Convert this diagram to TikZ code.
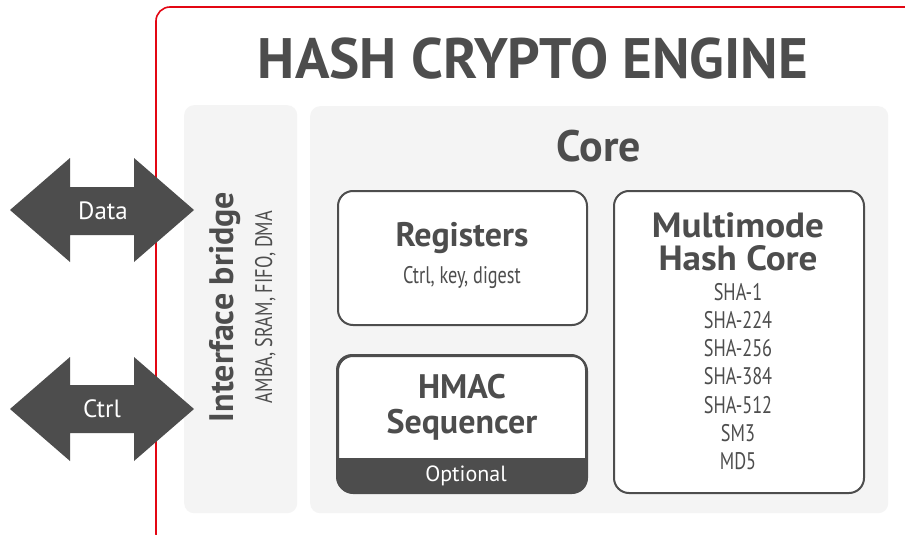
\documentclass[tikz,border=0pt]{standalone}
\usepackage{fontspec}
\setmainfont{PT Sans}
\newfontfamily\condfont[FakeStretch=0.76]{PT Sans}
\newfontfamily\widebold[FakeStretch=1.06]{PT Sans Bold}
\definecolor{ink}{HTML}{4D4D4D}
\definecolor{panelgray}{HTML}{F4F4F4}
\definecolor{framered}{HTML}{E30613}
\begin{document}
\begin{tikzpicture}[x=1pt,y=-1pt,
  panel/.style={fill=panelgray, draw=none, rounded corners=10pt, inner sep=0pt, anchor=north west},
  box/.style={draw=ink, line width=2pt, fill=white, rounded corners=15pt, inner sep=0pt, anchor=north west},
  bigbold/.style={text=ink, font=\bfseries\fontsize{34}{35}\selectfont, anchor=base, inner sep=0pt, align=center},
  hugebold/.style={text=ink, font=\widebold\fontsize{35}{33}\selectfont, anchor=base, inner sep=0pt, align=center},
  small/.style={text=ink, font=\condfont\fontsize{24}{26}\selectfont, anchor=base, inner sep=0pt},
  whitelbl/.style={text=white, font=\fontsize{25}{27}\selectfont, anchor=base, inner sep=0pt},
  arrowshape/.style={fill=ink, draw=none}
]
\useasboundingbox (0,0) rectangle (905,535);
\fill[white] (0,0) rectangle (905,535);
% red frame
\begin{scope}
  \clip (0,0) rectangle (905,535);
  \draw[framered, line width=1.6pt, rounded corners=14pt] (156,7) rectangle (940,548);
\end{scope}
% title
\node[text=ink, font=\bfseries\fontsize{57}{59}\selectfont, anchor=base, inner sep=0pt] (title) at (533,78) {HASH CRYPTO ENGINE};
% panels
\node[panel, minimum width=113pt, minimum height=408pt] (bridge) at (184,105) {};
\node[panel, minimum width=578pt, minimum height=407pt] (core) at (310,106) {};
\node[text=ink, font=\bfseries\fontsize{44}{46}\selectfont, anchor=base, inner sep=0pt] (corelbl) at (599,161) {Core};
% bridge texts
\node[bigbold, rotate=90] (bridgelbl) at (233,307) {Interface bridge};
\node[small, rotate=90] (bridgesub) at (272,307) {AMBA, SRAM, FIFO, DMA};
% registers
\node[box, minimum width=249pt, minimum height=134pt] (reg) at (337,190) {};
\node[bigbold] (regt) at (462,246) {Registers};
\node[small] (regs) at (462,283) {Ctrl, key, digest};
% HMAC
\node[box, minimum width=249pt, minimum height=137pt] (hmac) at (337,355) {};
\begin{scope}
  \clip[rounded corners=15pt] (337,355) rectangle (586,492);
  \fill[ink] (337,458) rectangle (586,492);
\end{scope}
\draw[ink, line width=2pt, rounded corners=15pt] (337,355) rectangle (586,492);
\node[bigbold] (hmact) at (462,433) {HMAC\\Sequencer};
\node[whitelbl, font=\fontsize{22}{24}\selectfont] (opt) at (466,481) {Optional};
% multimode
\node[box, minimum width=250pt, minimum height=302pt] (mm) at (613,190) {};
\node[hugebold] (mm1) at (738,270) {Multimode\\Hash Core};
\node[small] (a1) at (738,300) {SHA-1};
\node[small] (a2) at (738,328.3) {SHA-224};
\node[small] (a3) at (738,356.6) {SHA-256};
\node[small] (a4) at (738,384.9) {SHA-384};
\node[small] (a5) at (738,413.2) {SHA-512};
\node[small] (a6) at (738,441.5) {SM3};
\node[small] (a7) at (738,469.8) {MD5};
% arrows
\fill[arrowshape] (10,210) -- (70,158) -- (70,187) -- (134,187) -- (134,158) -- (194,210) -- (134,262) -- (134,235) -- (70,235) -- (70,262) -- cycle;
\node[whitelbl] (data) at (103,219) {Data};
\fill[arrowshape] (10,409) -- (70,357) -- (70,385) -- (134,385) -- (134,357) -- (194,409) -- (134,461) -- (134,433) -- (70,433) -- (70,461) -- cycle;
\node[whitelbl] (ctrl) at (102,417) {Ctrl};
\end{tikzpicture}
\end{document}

——————————

__What is being asked__: Give the data again exactly as written, with all pictures left out.

__Finished answer__:
Convert this diagram to TikZ code.
\documentclass[tikz,border=0pt]{standalone}
\usepackage{fontspec}
\setmainfont{PT Sans}
\newfontfamily\condfont[FakeStretch=0.76]{PT Sans}
\newfontfamily\widebold[FakeStretch=1.06]{PT Sans Bold}
\definecolor{ink}{HTML}{4D4D4D}
\definecolor{panelgray}{HTML}{F4F4F4}
\definecolor{framered}{HTML}{E30613}
\begin{document}
\begin{tikzpicture}[x=1pt,y=-1pt,
  panel/.style={fill=panelgray, draw=none, rounded corners=10pt, inner sep=0pt, anchor=north west},
  box/.style={draw=ink, line width=2pt, fill=white, rounded corners=15pt, inner sep=0pt, anchor=north west},
  bigbold/.style={text=ink, font=\bfseries\fontsize{34}{35}\selectfont, anchor=base, inner sep=0pt, align=center},
  hugebold/.style={text=ink, font=\widebold\fontsize{35}{33}\selectfont, anchor=base, inner sep=0pt, align=center},
  small/.style={text=ink, font=\condfont\fontsize{24}{26}\selectfont, anchor=base, inner sep=0pt},
  whitelbl/.style={text=white, font=\fontsize{25}{27}\selectfont, anchor=base, inner sep=0pt},
  arrowshape/.style={fill=ink, draw=none}
]
\useasboundingbox (0,0) rectangle (905,535);
\fill[white] (0,0) rectangle (905,535);
% red frame
\begin{scope}
  \clip (0,0) rectangle (905,535);
  \draw[framered, line width=1.6pt, rounded corners=14pt] (156,7) rectangle (940,548);
\end{scope}
% title
\node[text=ink, font=\bfseries\fontsize{57}{59}\selectfont, anchor=base, inner sep=0pt] (title) at (533,78) {HASH CRYPTO ENGINE};
% panels
\node[panel, minimum width=113pt, minimum height=408pt] (bridge) at (184,105) {};
\node[panel, minimum width=578pt, minimum height=407pt] (core) at (310,106) {};
\node[text=ink, font=\bfseries\fontsize{44}{46}\selectfont, anchor=base, inner sep=0pt] (corelbl) at (599,161) {Core};
% bridge texts
\node[bigbold, rotate=90] (bridgelbl) at (233,307) {Interface bridge};
\node[small, rotate=90] (bridgesub) at (272,307) {AMBA, SRAM, FIFO, DMA};
% registers
\node[box, minimum width=249pt, minimum height=134pt] (reg) at (337,190) {};
\node[bigbold] (regt) at (462,246) {Registers};
\node[small] (regs) at (462,283) {Ctrl, key, digest};
% HMAC
\node[box, minimum width=249pt, minimum height=137pt] (hmac) at (337,355) {};
\begin{scope}
  \clip[rounded corners=15pt] (337,355) rectangle (586,492);
  \fill[ink] (337,458) rectangle (586,492);
\end{scope}
\draw[ink, line width=2pt, rounded corners=15pt] (337,355) rectangle (586,492);
\node[bigbold] (hmact) at (462,433) {HMAC\\Sequencer};
\node[whitelbl, font=\fontsize{22}{24}\selectfont] (opt) at (466,481) {Optional};
% multimode
\node[box, minimum width=250pt, minimum height=302pt] (mm) at (613,190) {};
\node[hugebold] (mm1) at (738,270) {Multimode\\Hash Core};
\node[small] (a1) at (738,300) {SHA-1};
\node[small] (a2) at (738,328.3) {SHA-224};
\node[small] (a3) at (738,356.6) {SHA-256};
\node[small] (a4) at (738,384.9) {SHA-384};
\node[small] (a5) at (738,413.2) {SHA-512};
\node[small] (a6) at (738,441.5) {SM3};
\node[small] (a7) at (738,469.8) {MD5};
% arrows
\fill[arrowshape] (10,210) -- (70,158) -- (70,187) -- (134,187) -- (134,158) -- (194,210) -- (134,262) -- (134,235) -- (70,235) -- (70,262) -- cycle;
\node[whitelbl] (data) at (103,219) {Data};
\fill[arrowshape] (10,409) -- (70,357) -- (70,385) -- (134,385) -- (134,357) -- (194,409) -- (134,461) -- (134,433) -- (70,433) -- (70,461) -- cycle;
\node[whitelbl] (ctrl) at (102,417) {Ctrl};
\end{tikzpicture}
\end{document}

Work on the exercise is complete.